_TASK PROMPT_: Find the lines below that contain the string "code". Copy each one.

## Begin MATERIAL SUPPLIED

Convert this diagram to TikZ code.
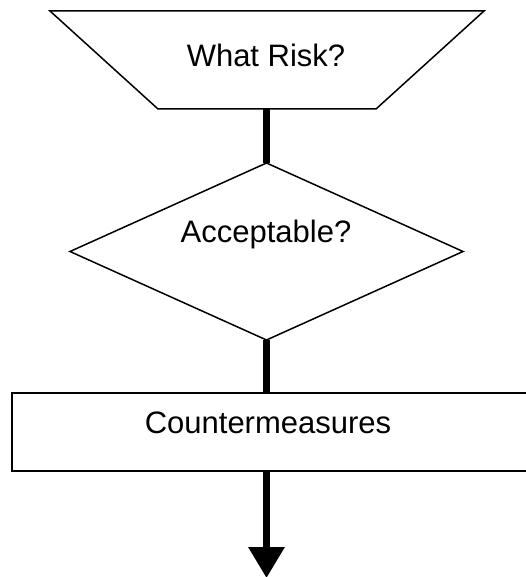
\documentclass[tikz,border=0pt]{standalone}
\usepackage{fontspec}
\setmainfont{Liberation Sans}
\usetikzlibrary{shapes.geometric,arrows.meta}
\begin{document}
\begin{tikzpicture}[x=1pt,y=-1pt,
  shapeline/.style={draw=black,line width=1.5pt,line join=miter},
  flow/.style={draw=black,line width=6.5pt},
  lbl/.style={font=\fontsize{31}{36}\selectfont,anchor=base,inner sep=0pt}]
\useasboundingbox (0,0) rectangle (525,577);
% What Risk? (inverted trapezium)
\draw[shapeline] (50,11) -- (484,11) -- (376,109) -- (158,109) -- cycle;
\coordinate (riskbottom) at (266.5,109);
\node[lbl] (risk) at (266,67) {What Risk?};
% Acceptable? (diamond)
\node[shapeline,diamond,minimum width=393pt,minimum height=177pt,inner sep=0pt,outer sep=0pt] (accept) at (266.5,251.5) {};
\node[lbl] (accepttext) at (266,242) {Acceptable?};
% Countermeasures (rectangle)
\node[shapeline,rectangle,minimum width=516pt,minimum height=78pt,inner sep=0pt,outer sep=0pt] (counter) at (270,432) {};
\node[lbl] (countertext) at (268,433) {Countermeasures};
\coordinate (end) at (266.5,578);
% connectors
\draw[flow] (riskbottom) -- (accept.north);
\draw[flow] (accept.south) -- (accept.south |- counter.north);
\draw[flow,-{Triangle[width=35pt,length=31pt]}] (accept.south |- counter.south) -- (end);
\end{tikzpicture}
\end{document}
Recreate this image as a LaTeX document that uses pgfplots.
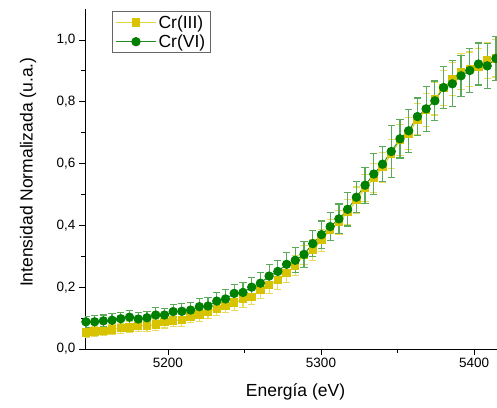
\documentclass[border=0pt]{standalone}
\usepackage{pgfplots}
\pgfplotsset{compat=1.18}
\usepackage{pgfplotstable}
\usepackage{fontspec}
\setmainfont{Liberation Sans}
\definecolor{cryel}{RGB}{215,195,0}
\definecolor{cryelline}{RGB}{228,212,60}
\definecolor{cryelerr}{RGB}{232,218,95}
\definecolor{crgreen}{RGB}{0,128,0}
\definecolor{crgreenline}{RGB}{30,140,30}
\definecolor{crgreenerr}{RGB}{90,170,90}

\pgfplotstableread{
x y e
5146.4 0.053 0.015
5152.1 0.056 0.016
5157.8 0.059 0.015
5163.5 0.063 0.017
5169.2 0.067 0.016
5174.9 0.070 0.018
5180.6 0.074 0.017
5186.3 0.076 0.019
5192.0 0.079 0.018
5197.7 0.088 0.020
5203.4 0.092 0.019
5209.1 0.094 0.021
5214.8 0.105 0.020
5220.5 0.112 0.022
5226.2 0.121 0.021
5231.9 0.130 0.023
5237.6 0.139 0.022
5243.3 0.150 0.024
5249.0 0.161 0.026
5254.7 0.169 0.025
5260.4 0.191 0.028
5266.1 0.207 0.027
5271.8 0.223 0.030
5277.5 0.245 0.029
5283.2 0.270 0.032
5288.9 0.304 0.031
5294.6 0.320 0.034
5300.3 0.352 0.036
5306.0 0.385 0.035
5311.7 0.410 0.038
5317.4 0.443 0.040
5323.1 0.482 0.042
5328.8 0.520 0.044
5334.5 0.553 0.046
5340.2 0.588 0.048
5345.9 0.631 0.046
5351.6 0.676 0.050
5357.3 0.697 0.052
5363.0 0.743 0.050
5368.7 0.773 0.054
5374.4 0.809 0.052
5380.1 0.844 0.056
5385.8 0.873 0.054
5391.5 0.897 0.058
5397.2 0.905 0.056
5402.9 0.912 0.060
5408.6 0.933 0.058
5414.3 0.940 0.060
}\crthree

\pgfplotstableread{
x y e
5146.4 0.088 0.018
5152.1 0.088 0.020
5157.8 0.091 0.019
5163.5 0.093 0.021
5169.2 0.098 0.020
5174.9 0.103 0.022
5180.6 0.097 0.021
5186.3 0.101 0.020
5192.0 0.110 0.023
5197.7 0.110 0.022
5203.4 0.121 0.024
5209.1 0.122 0.026
5214.8 0.126 0.025
5220.5 0.137 0.027
5226.2 0.139 0.029
5231.9 0.155 0.028
5237.6 0.162 0.030
5243.3 0.180 0.029
5249.0 0.183 0.032
5254.7 0.200 0.031
5260.4 0.213 0.034
5266.1 0.236 0.036
5271.8 0.251 0.035
5277.5 0.274 0.038
5283.2 0.287 0.040
5288.9 0.306 0.042
5294.6 0.341 0.041
5300.3 0.370 0.044
5306.0 0.396 0.046
5311.7 0.421 0.048
5317.4 0.452 0.054
5323.1 0.491 0.050
5328.8 0.530 0.058
5334.5 0.566 0.067
5340.2 0.598 0.056
5345.9 0.639 0.083
5351.6 0.680 0.062
5357.3 0.706 0.070
5363.0 0.752 0.060
5368.7 0.777 0.072
5374.4 0.803 0.064
5380.1 0.846 0.068
5385.8 0.858 0.074
5391.5 0.884 0.066
5397.2 0.901 0.070
5402.9 0.922 0.068
5408.6 0.916 0.072
5414.3 0.940 0.070
}\crsix

\begin{document}
\begin{tikzpicture}
\begin{axis}[
  scale only axis,
  width=412pt, height=340pt,
  xmin=5145.8, xmax=5415, ymin=0, ymax=1.1,
  axis x line*=bottom, axis y line*=left,
  axis line style={black, line width=0.9pt, -},
  xtick={5200,5300,5400},
  ytick={0,0.2,0.4,0.6,0.8,1.0},
  minor x tick num=1, minor y tick num=1,
  tick align=outside,
  major tick length=6pt, minor tick length=3.5pt,
  tick style={black, line width=0.8pt},
  /pgf/number format/assume math mode=true,
  tick label style={font=\fontsize{13.5}{16}\selectfont},
  xticklabel style={/pgf/number format/1000 sep={}},
  yticklabel style={/pgf/number format/.cd, use comma, fixed, fixed zerofill, precision=1},
  xlabel={Energía (eV)},
  ylabel={Intensidad Normalizada (u.a.)},
  label style={font=\fontsize{17.5}{20}\selectfont},
  xlabel style={at={(axis description cs:0.511,-0.127)}, anchor=center},
  ylabel style={at={(axis description cs:-0.138,0.52)}, anchor=center},
  legend style={at={(axis description cs:0.0655,0.994)}, anchor=north west,
    draw=gray!80!black, line width=0.8pt, font=\fontsize{17.5}{20}\selectfont,
    inner xsep=3pt, inner ysep=2pt, row sep=1pt},
  legend cell align=left,
  legend image code/.code={
    \draw[mark repeat=2,mark phase=2,#1] plot coordinates {(0pt,0pt) (20pt,0pt) (40pt,0pt)};
  },
]
\addplot[color=cryelline, line width=1.2pt,
  mark=square*, mark size=3.6pt, mark options={fill=cryel, draw=cryel, solid},
  error bars/.cd, y dir=both, y explicit,
  error bar style={draw=cryelerr, line width=1.2pt},
  error mark options={rotate=90, mark size=3.6pt, draw=cryelerr, line width=1.1pt}]
  table[x=x, y=y, y error=e] {\crthree};
\addlegendentry{Cr(III)}
\addplot[color=crgreenline, line width=0.9pt,
  mark=*, mark size=4.2pt, mark options={fill=crgreen, draw=crgreen, solid},
  error bars/.cd, y dir=both, y explicit,
  error bar style={draw=crgreenerr, line width=1.2pt},
  error mark options={rotate=90, mark size=3.6pt, draw=crgreenerr, line width=1.1pt}]
  table[x=x, y=y, y error=e] {\crsix};
\addlegendentry{Cr(VI)}
\end{axis}
\pgfresetboundingbox
\path[use as bounding box] ([xshift=-85pt,yshift=-58pt]current axis.south west) rectangle ([yshift=9pt]current axis.north east);
\end{tikzpicture}
\end{document}
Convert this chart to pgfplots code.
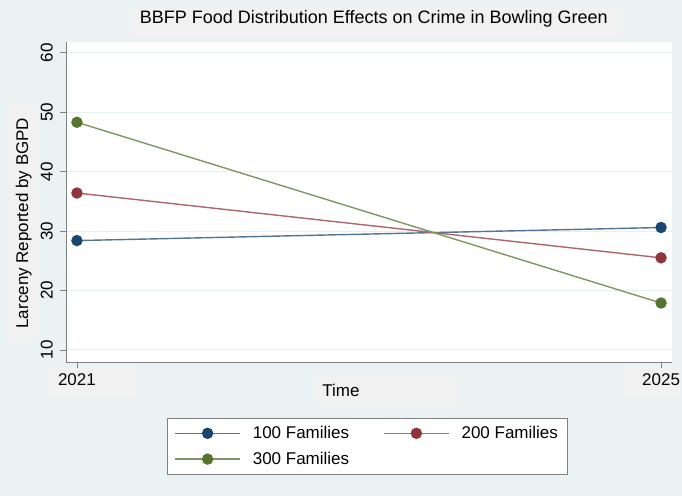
\documentclass[border=0pt]{standalone}
\usepackage{pgfplots}
\pgfplotsset{compat=1.18}
\usepackage{fontspec}
\setmainfont{Liberation Sans}

\definecolor{bgc}{HTML}{EAF2F3}
\definecolor{boxc}{HTML}{F1F1F1}
\definecolor{gridc}{HTML}{E6EFF1}
\definecolor{sNavy}{HTML}{1A476F}
\definecolor{sMaroon}{HTML}{90353B}
\definecolor{sGreen}{HTML}{55752F}

\newcommand{\lblfont}{\fontsize{17bp}{20bp}\selectfont}

\begin{document}
\begin{tikzpicture}
% page in pixel units of the reference (origin = axis south west)
\begin{scope}[x=1bp,y=-1bp,xshift=-66bp,yshift=362bp]
  \path[use as bounding box] (0,0) rectangle (682,496);
  \fill[bgc] (0,0) rectangle (682,496);
  \fill[boxc] (132,7) rectangle (622,37);   % title
  \fill[boxc] (7,102) rectangle (37,342);   % y label
  \fill[boxc] (47,367) rectangle (138,397); % 2021
  \fill[boxc] (623,367) rectangle (680,397);% 2025
  \fill[boxc] (315,376) rectangle (459,406);% Time
\end{scope}

\begin{axis}[
    at={(0,0)}, anchor=south west,
    scale only axis, width=606bp, height=320bp,
    xmin=2020.925, xmax=2025.075,
    ymin=7.98, ymax=61.8,
    xtick={2021,2025}, ytick={10,20,...,60},
    axis lines*=left,
    axis line style={draw=gray, line width=0.8bp},
    tick align=outside, major tick length=6bp,
    tick style={draw=gray, line width=0.8bp},
    ymajorgrids, grid style={gridc, line width=1bp},
    axis background/.style={fill=white},
    /pgf/number format/assume math mode=true,
    /pgf/number format/1000 sep={},
    ticklabel style={font=\lblfont, inner sep=0pt},
    xticklabel style={anchor=north},
    yticklabel style={rotate=90, anchor=south},
    xticklabel shift=5bp, yticklabel shift=7bp,
    title={BBFP Food Distribution Effects on Crime in Bowling Green},
    title style={at={(axis description cs:0.508,1.0406)}, anchor=base,
                 font=\fontsize{18bp}{21bp}\selectfont, inner sep=0pt},
    xlabel={Time},
    xlabel style={at={(axis description cs:0.4538,-0.109)}, anchor=base,
                  font=\lblfont, inner sep=0pt},
    ylabel={Larceny Reported by BGPD},
    ylabel style={at={(axis description cs:-0.0627,0.434)}, anchor=base,
                  rotate=0, font=\lblfont, inner sep=0pt},
    legend columns=2,
    legend cell align=left,
    legend image code/.code={\draw[mark repeat=2,mark phase=2,#1]
        plot coordinates {(0bp,0bp)(32.5bp,0bp)(65bp,0bp)};},
    legend style={at={(axis description cs:0.1667,-0.175)}, anchor=north west,
        draw=gray, fill=white, line width=0.8bp,
        inner xsep=7bp, inner ysep=6bp, row sep=8bp,
        font=\lblfont,
        /tikz/every odd column/.append style={column sep=10bp},
        /tikz/every even column/.append style={column sep=32bp}},
]
\addplot[color=sNavy!75!white, line width=1.4bp, mark=*, mark size=5bp,
         mark options={solid, fill=sNavy, draw=sNavy}]
    coordinates {(2021,28.4) (2025,30.6)};
\addlegendentry{100 Families}
\addplot[color=sMaroon!75!white, line width=1.4bp, mark=*, mark size=5bp,
         mark options={solid, fill=sMaroon, draw=sMaroon}]
    coordinates {(2021,36.4) (2025,25.5)};
\addlegendentry{200 Families}
\addplot[color=sGreen!75!white, line width=1.4bp, mark=*, mark size=5bp,
         mark options={solid, fill=sGreen, draw=sGreen}]
    coordinates {(2021,48.3) (2025,17.9)};
\addlegendentry{300 Families}
\end{axis}
\end{tikzpicture}
\end{document}
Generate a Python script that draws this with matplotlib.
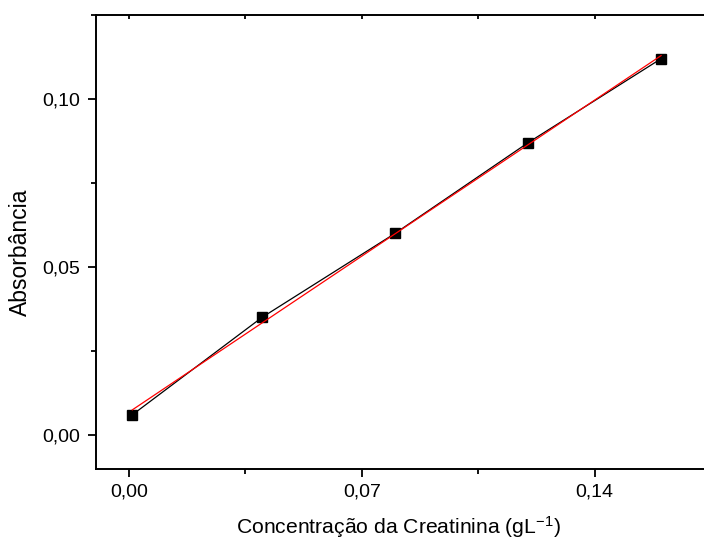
import numpy as np
import matplotlib
matplotlib.use("Agg")
import matplotlib.pyplot as plt
from matplotlib.ticker import MultipleLocator, FuncFormatter, FixedLocator
from matplotlib import lines as mlines

plt.rcParams['font.family'] = ['Liberation Sans', 'DejaVu Sans']
plt.rcParams['mathtext.fontset'] = 'custom'
plt.rcParams['mathtext.rm'] = 'Liberation Sans'
plt.rcParams['mathtext.it'] = 'Liberation Sans'

# Calibration data: creatinine concentration (g/L) vs absorbance
concentracao = [0.001, 0.040, 0.080, 0.120, 0.160]
absorbancia = [0.006, 0.035, 0.060, 0.087, 0.112]

x_ticks = [0.00, 0.07, 0.14]
y_ticks = [0.00, 0.05, 0.10]

W, H = 704, 547
fig = plt.figure(figsize=(W / 100, H / 100), dpi=100)

left_px, right_px, top_px, bottom_px = 95.7, 712.0, 14.7, 468.7
ax = fig.add_axes([left_px / W, (H - bottom_px) / H,
                   (right_px - left_px) / W, (bottom_px - top_px) / H])

# linear regression of the calibration points
coef = np.polyfit(concentracao, absorbancia, 1)
xfit = np.array([concentracao[0], concentracao[-1]])
yfit = np.polyval(coef, xfit)

ax.plot(concentracao, absorbancia, color='black', lw=0.9, marker='s',
        markersize=7, markerfacecolor='black', markeredgecolor='black', zorder=3)
ax.plot(xfit, yfit, color='#ff0000', lw=0.9, zorder=4)

px_per_unit = (594.6 - 129.0) / 0.14
ax.set_xlim(-0.01, -0.01 + (right_px - left_px) / px_per_unit)
ax.set_ylim(-0.01003, 0.1251)

ax.xaxis.set_major_locator(FixedLocator(x_ticks))
ax.xaxis.set_minor_locator(MultipleLocator(0.035))
ax.yaxis.set_major_locator(FixedLocator(y_ticks))
ax.yaxis.set_minor_locator(MultipleLocator(0.025))

fmt = FuncFormatter(lambda v, p: f"{v:.2f}".replace('.', ','))
ax.xaxis.set_major_formatter(fmt)
ax.yaxis.set_major_formatter(fmt)

for s in ax.spines.values():
    s.set_linewidth(1.4)
ax.spines['right'].set_visible(False)

ax.tick_params(axis='both', which='major', direction='out', length=6, width=1.3,
               labelsize=14, pad=5)
ax.tick_params(axis='both', which='minor', direction='out', length=3.8, width=1.3)
ax.tick_params(axis='x', which='both', top=True, bottom=True)
ax.tick_params(axis='y', which='both', right=False)
# top ticks point inward
for t in ax.xaxis.get_major_ticks() + ax.xaxis.get_minor_ticks():
    t.tick2line.set_marker(mlines.TICKDOWN)
    t.tick2line.set_markersize(3)

ax.set_xlabel(r'Concentração da Creatinina (gL$^{\mathregular{-1}}$)', fontsize=15.2)
ax.set_ylabel('Absorbância', fontsize=16.5)

# label positions in figure pixels
ax.xaxis.set_label_coords(398 / W, (H - 527) / H, transform=fig.transFigure)
ax.xaxis.label.set_va('center')
ax.yaxis.set_label_coords(20 / W, (H - 252) / H, transform=fig.transFigure)
ax.yaxis.label.set_va('center')

fig.savefig('out.png', dpi=100)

## End MATERIAL SUPPLIED

_OUTPUT BELOW_:
Convert this diagram to TikZ code.
  legend image code/.code={
Convert this chart to pgfplots code.
    legend image code/.code={\draw[mark repeat=2,mark phase=2,#1]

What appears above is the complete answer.